Austin thanked the secretary general for all he's done to hold the alliance together and modernize it.
"NATO's power comes not just from military might, but from its unity and sense of common purpose," Austin said. "You have been an outstanding champion of those strengths. And we're going to keep this alliance resilient, resolute and united."
The secretary also thanked Stoltenberg for helping lead the alliance through the withdrawal from Afghanistan and evacuation from the Afghan capital of Kabul last month. Austin noted that after the al-Qaida attack on the United States in 2001, the alliance invoked article 5 of the NATO Treaty — an attack on one country is an attack on all. "NATO entered Afghanistan as a united alliance, … and 20 years later, NATO left Afghanistan as a unified alliance, thanks in large part to your dedication," he said.
Austin praised Stoltenberg's NATO 2030 plan that allied leaders agreed to during the Brussels Summit in June. "Allied leaders launched a bold set of initiatives to ensure that NATO continues to provide security to all of our citizens through 2030 and beyond," Austin said. "We need continued investment in NATO's deterrence and defense, as well as a revised strategic concept that will guide the alliance's approach to the evolving strategic environment."
When Stoltenberg took office in 2014, some critics said NATO was outmoded and unnecessary. Events since then have proven that's not true. "NATO is as important as ever because we face a more competitive world," Stoltenberg said. "We see Russia responsible for aggressive actions. We see more recently China is using its economic and military might, and we also face cyber threats, persistent terrorist threats, and also the security impact of climate change."
There is no country that can face these threats alone, the secretary general said. "We have to stand together, North America and Europe in NATO, and need to adapt the alliance to [the] changing security environment," he said. "And that's exactly what we are doing."
The allies have bought into this picture. He noted that Canada and the European allies have added an extra $260 billion to their budgets since 2014. More nations have met the alliance goal of spending at least 2 percent of gross domestic product on defense.
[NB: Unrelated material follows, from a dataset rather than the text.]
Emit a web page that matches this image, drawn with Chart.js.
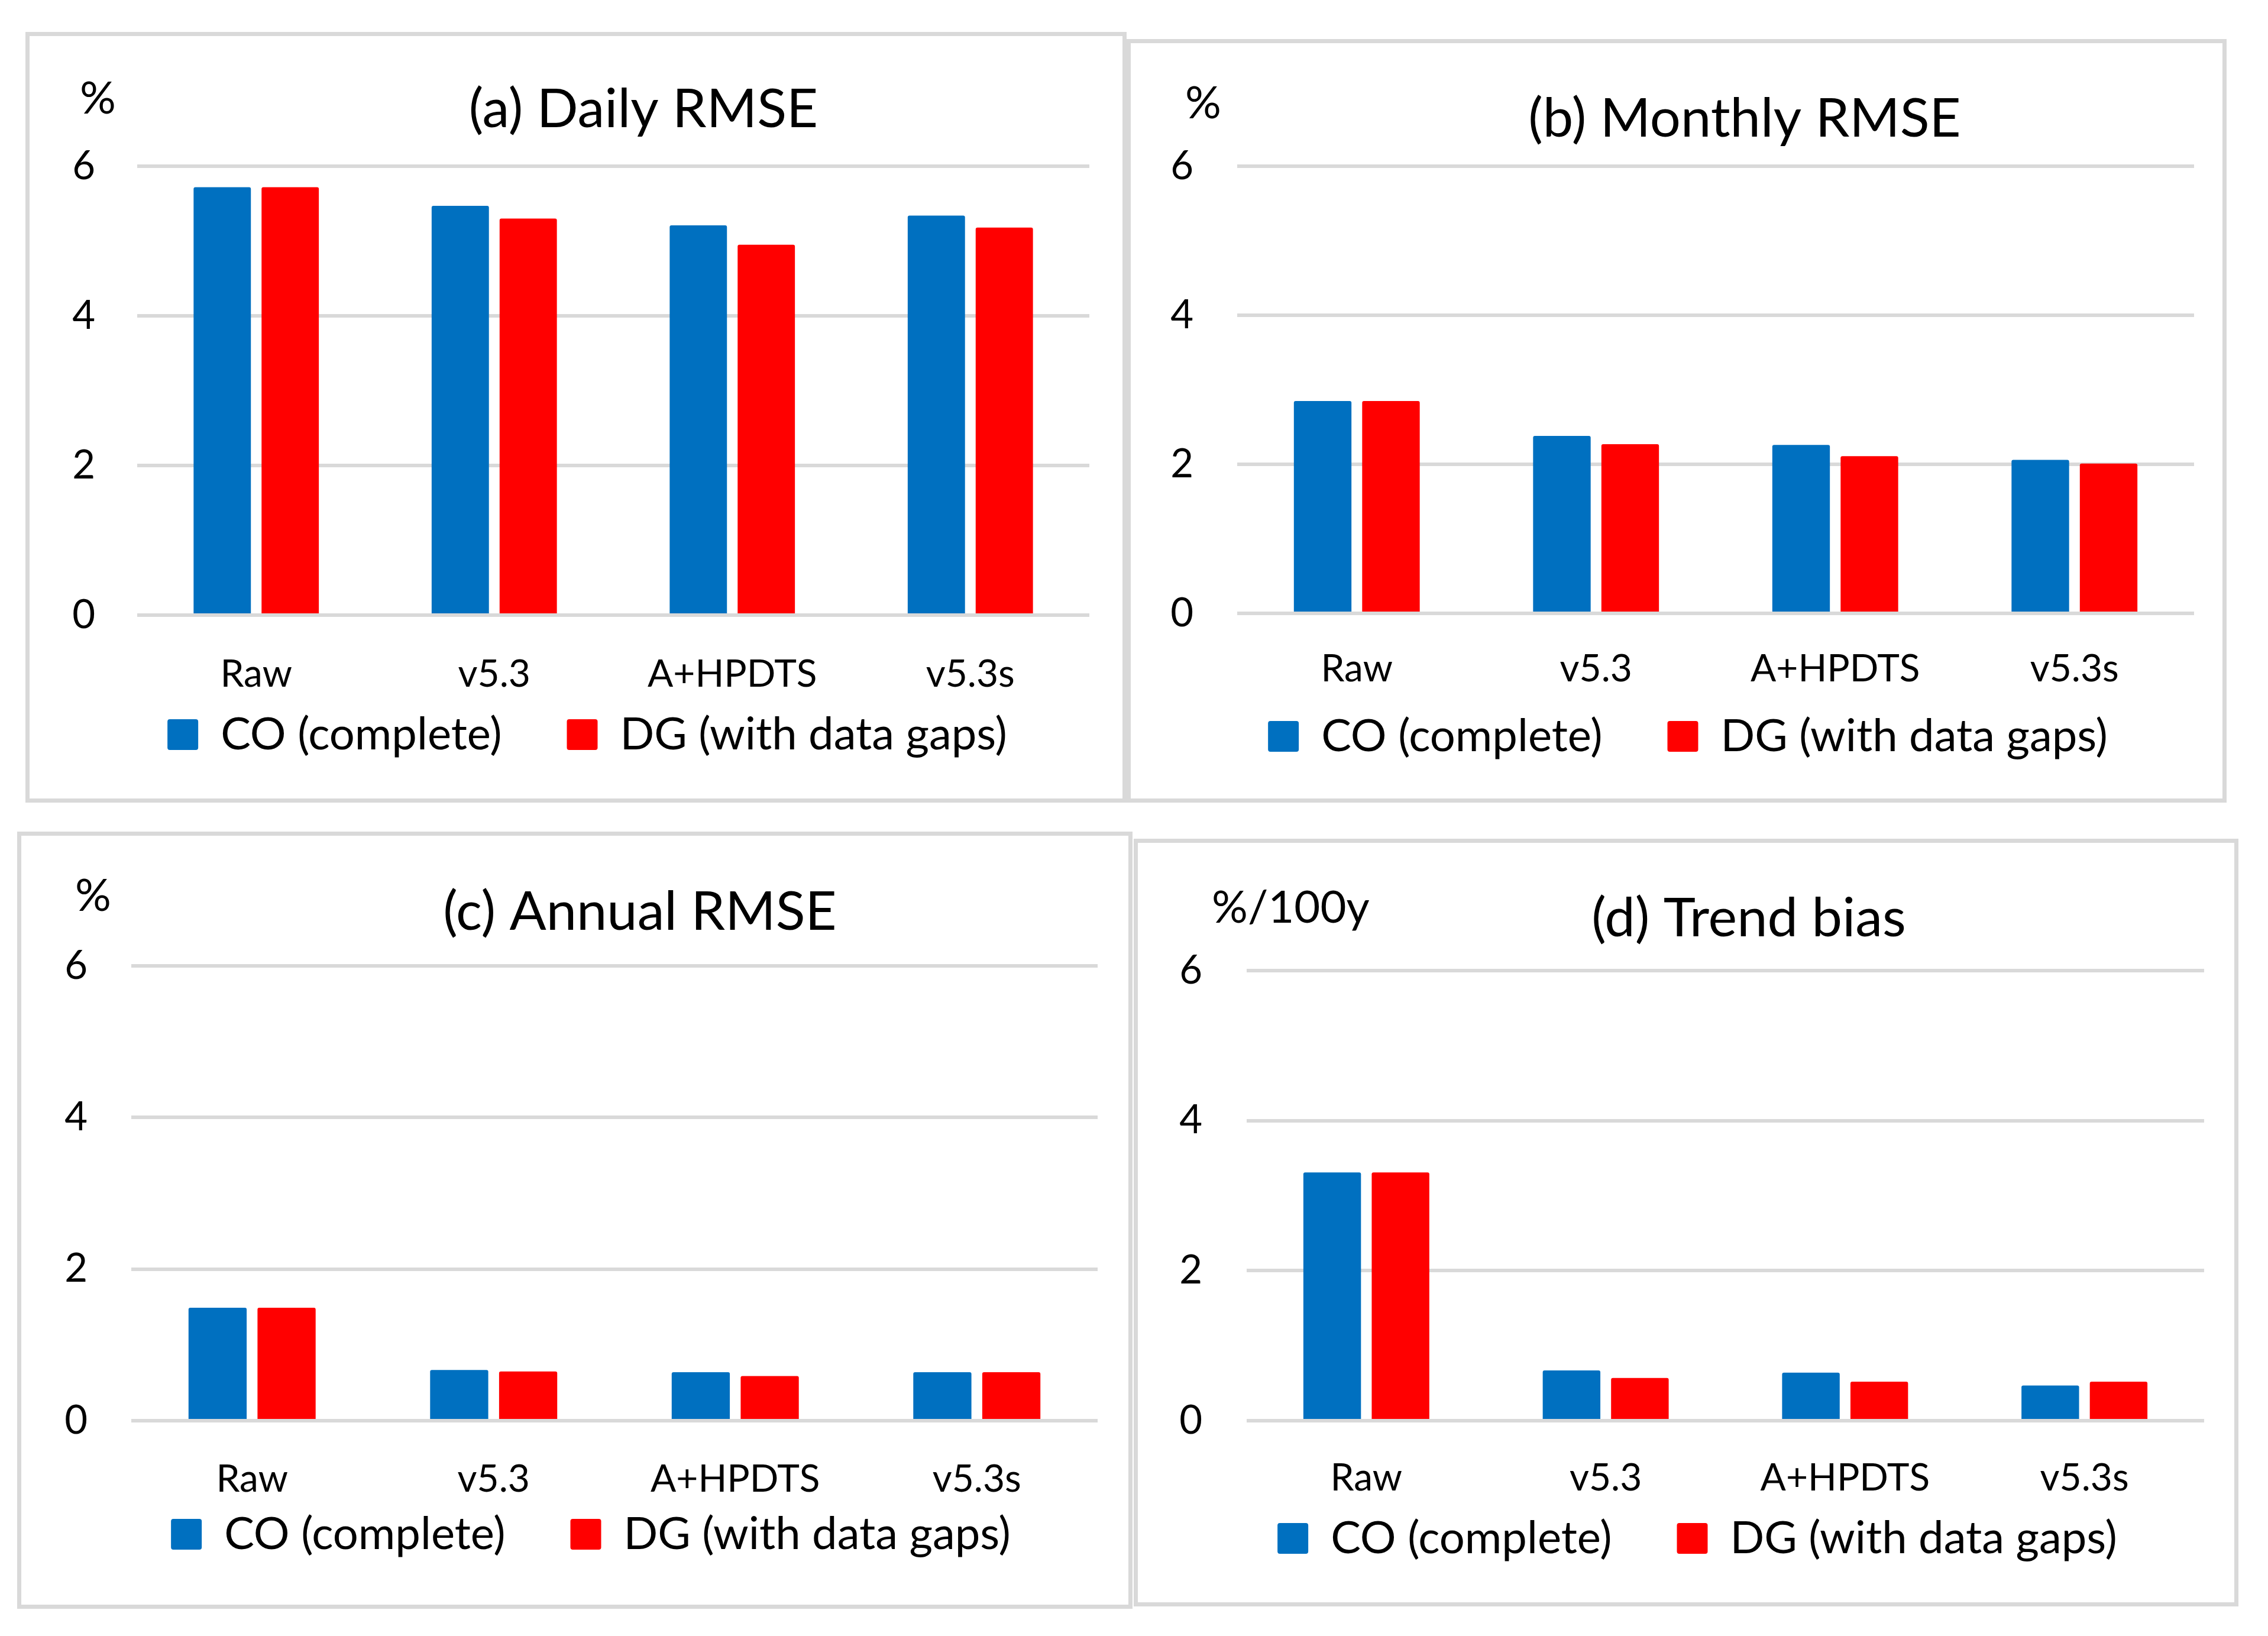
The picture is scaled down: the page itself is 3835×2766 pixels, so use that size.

Even though the operations in Afghanistan are over, they were not in vain, Stoltenberg said. "For 20 years, we were able to prevent any type of attack organized from Afghanistan against our countries," he said. "And we will continue to work together to make sure that we preserve the gains made in the fight against terrorism."
The lesson from Afghanistan and from the uncertain times is the need for unity, he said. "The crisis in Afghanistan does not change the main message: the need for Europe and North America to stand together in a strong NATO," he said.
The two men will meet again during the NATO Defense Ministerial later this month.